ペナルティは不当と憤るサインツ。ザントフォールトではインシデント調査のためのシステムが不十分か
F1オランダGPで、FIAはドライバー同士の接触後にスチュワードが正しい判断を下すために必要な技術や映像を、ザントフォールトにおいては十分に備えていないのではないかと思わせる出来事があった。ウイリアムズのカルロス・サインツは、レーシングブルズのリアム・ローソンとの接触で10秒のタイムペナルティを受けたが、それは適切な裁定ではないと怒りを示している。
ザントフォールト・サーキットは狭く曲がりくねった性質を持つ影響で、レーススチュワードに提供できるカメラアングルは限られている。さらに各マシンのオンボード映像にアクセスできる状況であっても、レース中にFIAの審査委員会がドライバーの動きを明確に確認できなかった事例が2件あった。
まず、32周目、VSC明け直後に起きたジョージ・ラッセルとシャルル・ルクレールの接触がそのひとつだった。残り40周もあったため、スチュワードがすぐに裁定を下さず、レース後に当事者ドライバーたちの意見を聞いて判断を下すと決めたことに、驚きを示す関係者も少なからずいた。
だが、スチュワードがそう決めた理由が後になって分かった。彼らはインシデントについて明確に把握できなかったため、追加情報を待つことを選んだのだ。
スチュワードは、両者にペナルティなしと発表する声明のなかで、マシンの一部をコース外にはみ出させるような形でラッセルを追い抜いたルクレールについて、「16号車がターン12でコース上に留まっていたか、それともコースを外れたかを調査した」と記した。
スチュワードは、「入手可能な証拠では決定的とはいえない」と述べ、「両チーム代表は違反の明確な証拠がないことで一致している」と付け加えた。
ローソンとサインツの接触については、スチュワードは「55号車のフロントアクスルは、ターン1のエイペックスにおいて30号車のフロントアクスルの前にはなかった」ため「30号車がコーナーの権利を持っていたと考えた」と述べた。そうして彼らは「55号車が全面的あるいは主として衝突の責任を負う」と結論付けた。
レース中にこの裁定についてチームから伝えられたサインツは「このペナルティは冗談か」と言い、ペナルティはレース中に科されていたため召喚はされなかったものの、レース後にスチュワードのもとを訪れた。
サインツは、ローソンが接触を引き起こしたと確信していたため、憤慨していた。
「このペナルティは非常に憂慮すべきものだ」とサインツはメディアに対してコメントした。

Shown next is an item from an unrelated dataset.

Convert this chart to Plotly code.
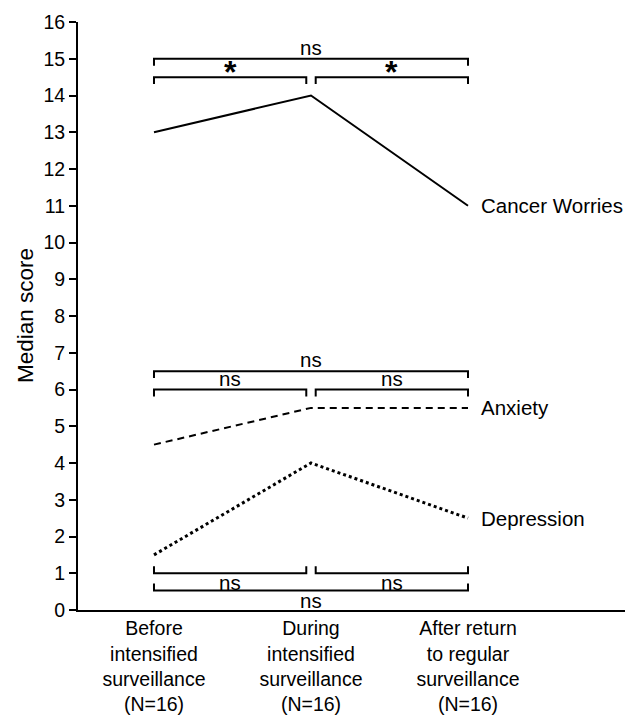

「僕はできるだけ冷静に、丁寧に言葉を選んで、誰に対しても悪意のある言葉を使わずに話している。しかし今日僕が見たこと、今日僕が経験したことは、僕自身だけでなく、他のドライバー、そしてモータースポーツ全般にとっても憂慮すべきことだ」
「もし彼らが本当に、アウト側にいたドライバーにこのようなペナルティを適用するのが正しいと思っているのなら、僕にはそれは理解できない。だからこそ彼らから説明を受ける必要があるし、それを期待している。正直なところ、彼らが何を言うつもりなのかは分からないが」
しかし、その時点では、サインツとウイリアムズは、ローソンに責任があるという明確な映像証拠が存在しないと知った。そして後になって、ローソンのマシンがターン1立ち上がりでスナップオーバーステアに見舞われている映像が出てきた。そのオーバーステアがサインツとの接触を引き起こしたのであり、サインツがペナルティが不当であると訴えるのはもっともだと感じられる。
この件はまた、FIAが小規模サーキットに導入できる映像システムのあり方にも疑問を投げかけている。ザントフォールトのシステムはすべての角度をカバーできず、そのためスチュワードがインシデントを精査する際に本来あるべき有用性を発揮できていないとみられるからだ。